Of course anyone wanting to live in a territory has to make arrangements with the communities already living there to respect their settlement. While New Orleans was a proper European-settled city, immediately becoming one of the 10 largest cities in the United States upon signing of the Louisiana Purchase, the rest of the Louisiana territory was, as you say, much more sparsely inhabited.
Prior to the Purchase, the primary settlement pattern for most people in the Mississippi River Valley west of the US border was Native American nations following the old Mississippian ways of life, which involved maize agriculture supplemented with hunting.2 They were willing to accept the nominal theoretical suzerainty of colonial Euorpean powers like France or Spain, because effectively that boiled down to the colonial governor periodically giving them gifts, and a general availability of trade (particularly guns) at the cost of some small amount of meddling by his small and intermittently effective garrisons in a few scattered forts. A smart ruler could convince the Governor to meddle with his enemies, and not with his own tribe. Otherwise they mostly occupied themselves with agriculture, hunting, and warring with each other for territory, as they always had. There was perhaps a bit more of the latter than normal, due to eastern tribes getting squeezed out of the territories in the US, and being forced to move west.
Most of the people of European descent living in the territory at this time were either working for the Territorial Governor in some capacity, or trading and living with the Native nations (which implies some level of assimilation).
After the US took over, everyone knew this was going to change. While Spain and France were mostly interested in extracting money from their territory at minimum cost to themselves, the US was looking for land for their European-descended citizens to colonize and farm. Spain and France were weak and far away, while the USA was right next door, far too strong for any one native nation to fight, and getting stronger every year.
The general precedent for how to settle unsettled US territory was set down in the Northwest Ordinance, one of the last acts of the Continental Congress prior to the US Constitution's adoption. The general idea is that unorganized land gets surveyed, subdivided, and then sold to individual buyers for settlement, with certain amounts of territory set aside for administrative purposes, like government buildings and schools.

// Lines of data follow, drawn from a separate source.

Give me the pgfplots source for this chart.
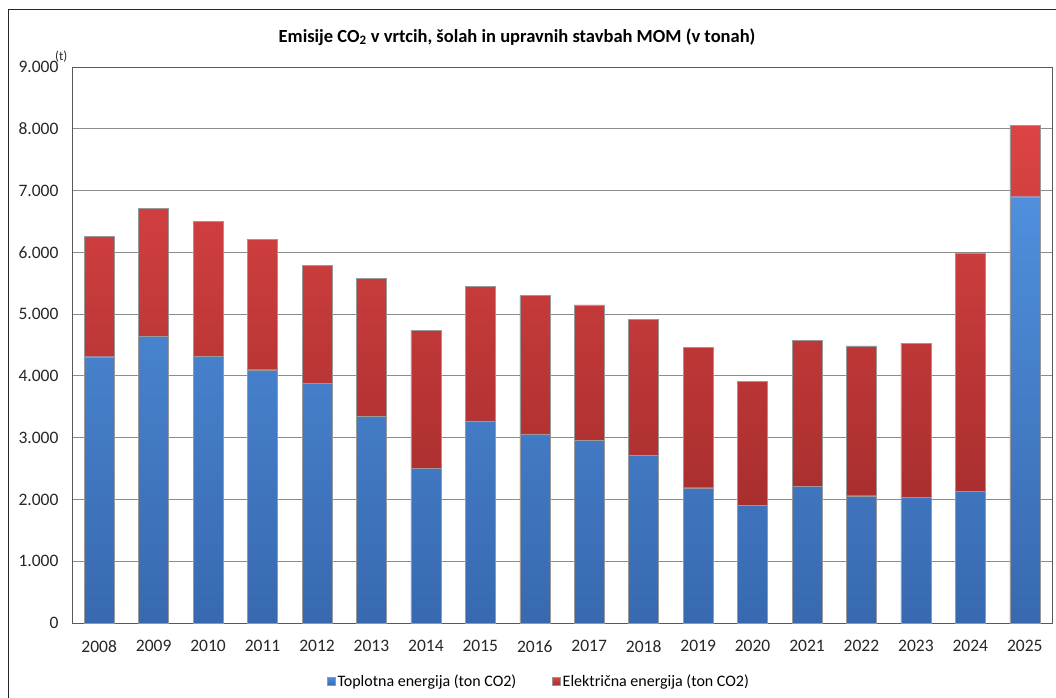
\documentclass[border=0pt]{standalone}
\usepackage{pgfplots}
\pgfplotsset{compat=1.18}
\usepackage{pgfplotstable}
\usepackage{fontspec}
\setmainfont{Carlito}
\definecolor{bluetop}{HTML}{4F8FDC}
\definecolor{bluebot}{HTML}{3869B0}
\definecolor{redtop}{HTML}{DC4444}
\definecolor{redbot}{HTML}{A92E2E}
\definecolor{gridc}{HTML}{8C8C8C}
\pgfplotstableread{
x year toplotna elektricna
0 2008 4310 1950
1 2009 4635 2075
2 2010 4320 2180
3 2011 4100 2110
4 2012 3885 1905
5 2013 3340 2240
6 2014 2505 2230
7 2015 3270 2175
8 2016 3060 2240
9 2017 2960 2190
10 2018 2710 2210
11 2019 2190 2270
12 2020 1910 2000
13 2021 2215 2365
14 2022 2060 2425
15 2023 2030 2500
16 2024 2130 3855
17 2025 6900 1155
}\datatable
\begin{document}
\begin{tikzpicture}
\path[use as bounding box] (0pt,0pt) rectangle (1056pt,697pt);
\draw[line width=1pt, black!85] (8pt,-5pt) -- (8pt,687pt) -- (1062pt,687pt);
\node[font=\fontsize{18.5}{20}\selectfont\bfseries] at (517pt,660pt) {Emisije CO\textsubscript{2} v vrtcih, šolah in upravnih stavbah MOM (v tonah)};
\begin{axis}[
  at={(72pt,74pt)}, anchor=south west,
  scale only axis, width=980pt, height=556pt,
  ybar stacked, bar width=30pt,
  xmin=-0.5, xmax=17.5, ymin=0, ymax=9000,
  xtick=data, xticklabels={2008,2009,2010,2011,2012,2013,2014,2015,2016,2017,2018,2019,2020,2021,2022,2023,2024,2025},
  ytick={0,1000,...,9000},
  /pgf/number format/.cd, 1000 sep={.}, assume math mode=true,
  /pgfplots/.cd,
  ymajorgrids, grid style={gridc, line width=0.9pt},
  axis line style={black!65, line width=0.9pt},
  major tick length=0pt,
  tick label style={font=\fontsize{17.5}{19}\selectfont, text=black!85},
  yticklabel style={xshift=-10pt},
  xticklabel style={yshift=-14pt},
  legend style={at={(0.5,-0.085)}, xshift=-23pt, anchor=north, draw=none, font=\fontsize{16}{18}\selectfont, legend columns=2, /tikz/every even column/.append style={column sep=34pt}},
  legend image code/.code={\draw[#1, draw=black!40] (0pt,-4pt) rectangle (8pt,4pt);},
  clip=false,
]
\addplot[draw=black!40, line width=0.4pt, top color=bluetop, bottom color=bluebot] table[x=x,y=toplotna]{\datatable};
\addlegendentry{Toplotna energija (ton CO2)}
\addplot[draw=black!40, line width=0.4pt, top color=redtop, bottom color=redbot] table[x=x,y=elektricna]{\datatable};
\addlegendentry{Električna energija (ton CO2)}
\end{axis}
\node[font=\fontsize{13}{14}\selectfont, anchor=south west, inner sep=0pt, text=black!85] at (55pt,634pt) {(t)};
\end{tikzpicture}
\end{document}
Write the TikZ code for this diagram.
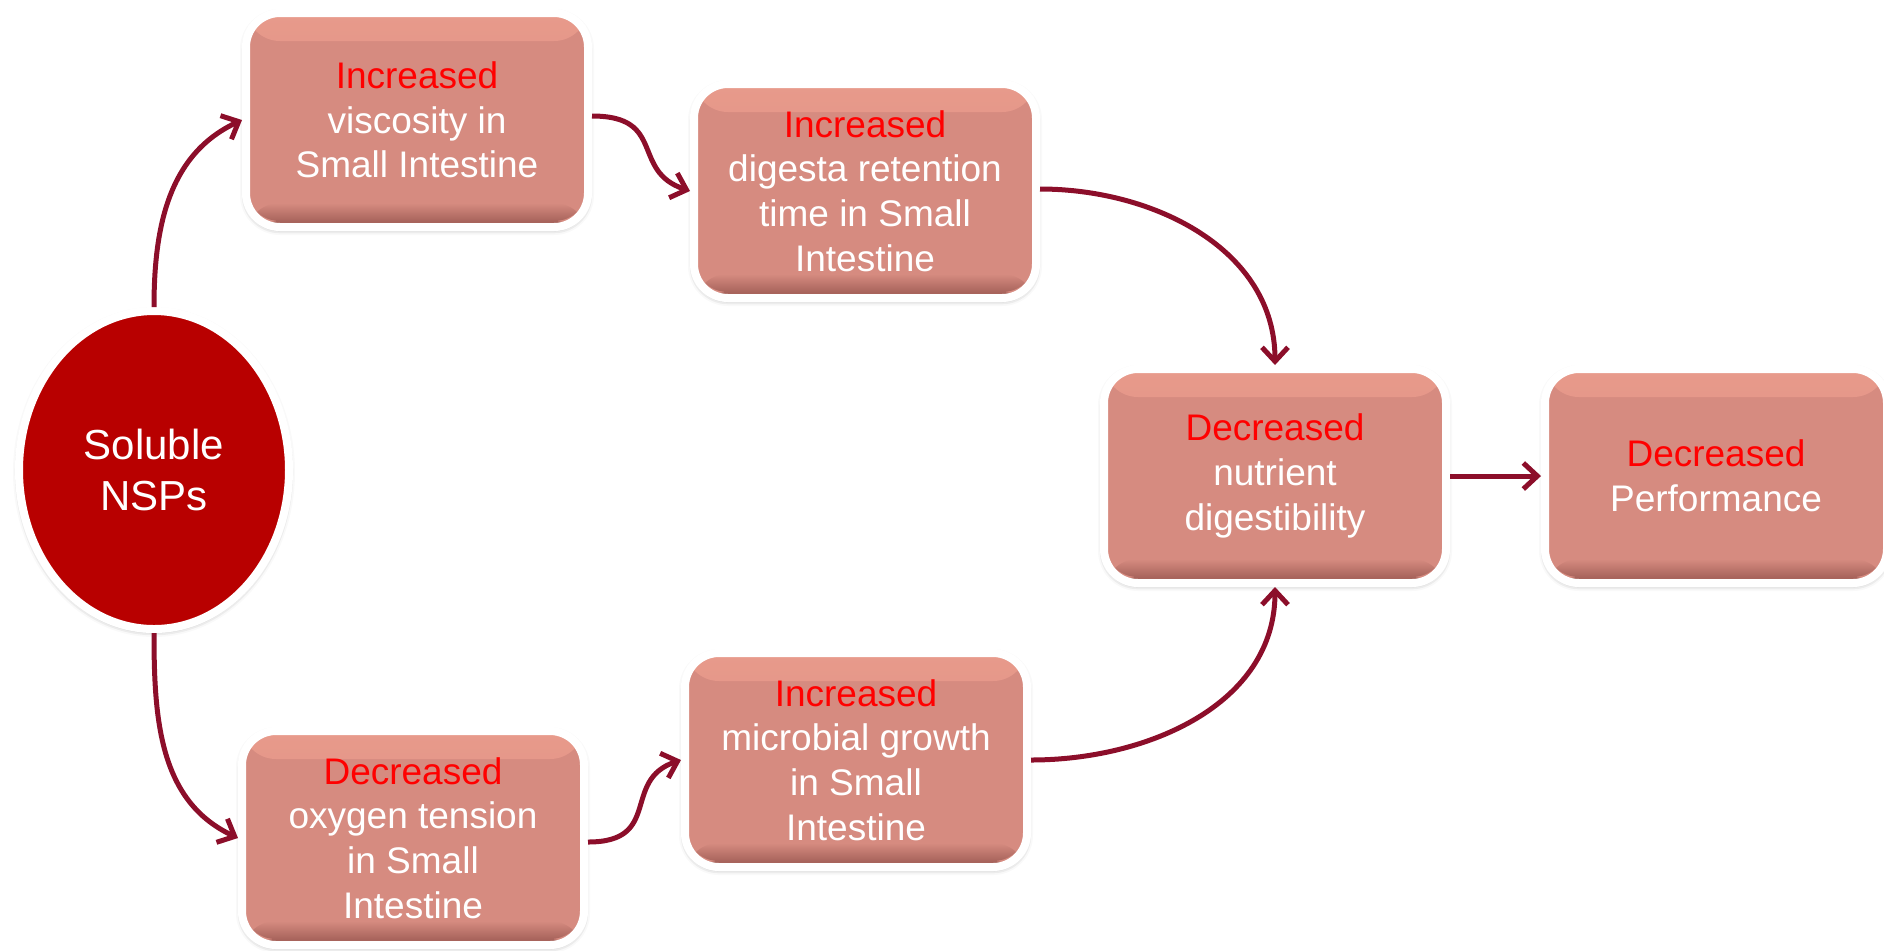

In theory the territory of native nations was supposed to be respected and left alone. In practice settlers would squat on that (relatively) free land until the natives got sick of it and tried to use force to expel them. At that point the squatters would complain to the nearest US Army fort, or failing that their territorial political leaders, until they found someone willing to defend them and their illegal settlement against the natives. Considering those territorial political leaders were elected by settlers, they didn't have much choice but to agree, no matter what the technical legalities of the situation were.
That's assuming the native nation wasn't sharp enough to see which way the wind was blowing, and negotiate themselves some territory further west that white settlers weren't currently interested in. This is how pretty much every surviving native nation in the eastern half of the continental United States managed to get themselves dumped into increasingly smaller slices of Oklahoma.
1 - By this time, all of the Louisiana Purchase had already achieved statehood, with the exceptions of Oklahoma, Wyoming, Montana, and the Dakotas.
2 - For those with access to the Great Plains, this meant seasonal horseback buffalo hunting.